OxBlog

Monday, October 18, 2004

# Posted 8:29 AM by Patrick Belton  

GOOD STUFF FROM THE LRB'S 25TH ANNIVERSARY ISSUE, on class in Britain and the long-standing jousting match between Anglo-American and Continental philosophy. In the latter, Anglo-American philosopher Jerry Fodor writes: 'The place on the [Borders] shelf where my stuff would be if they had it (but they don't) is just to the left of Foucault, of which there is always yards and yards. I'm huffy about that; I wish I had his royalties. Royalties aside, what have they got that we haven't? It's not the texture of their prose I shouldn't think, since most of us write better than most of them. Anyhow, our arguments are better than theirs.' So why the declining fortunes of Anglo-American relative to Continental philosophy, at least in the readership of nonphilosophers?

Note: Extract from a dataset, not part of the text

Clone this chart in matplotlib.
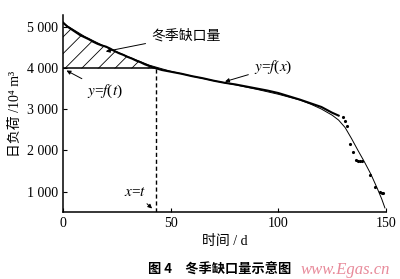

Problem one: 'Whereas it used to be said that philosophy is about, for example, Goodness or Existence or Reality or How the Mind Works, or whether there is a Cat on the Mat, [now] it's not the Good, the True or the Beautiful that a philosopher tries to understand, it's the corresponding concepts of "good" "beautiful" and '"true".' Problems two and three are then titled 'Quine' and 'Kripke'. Well worth a read.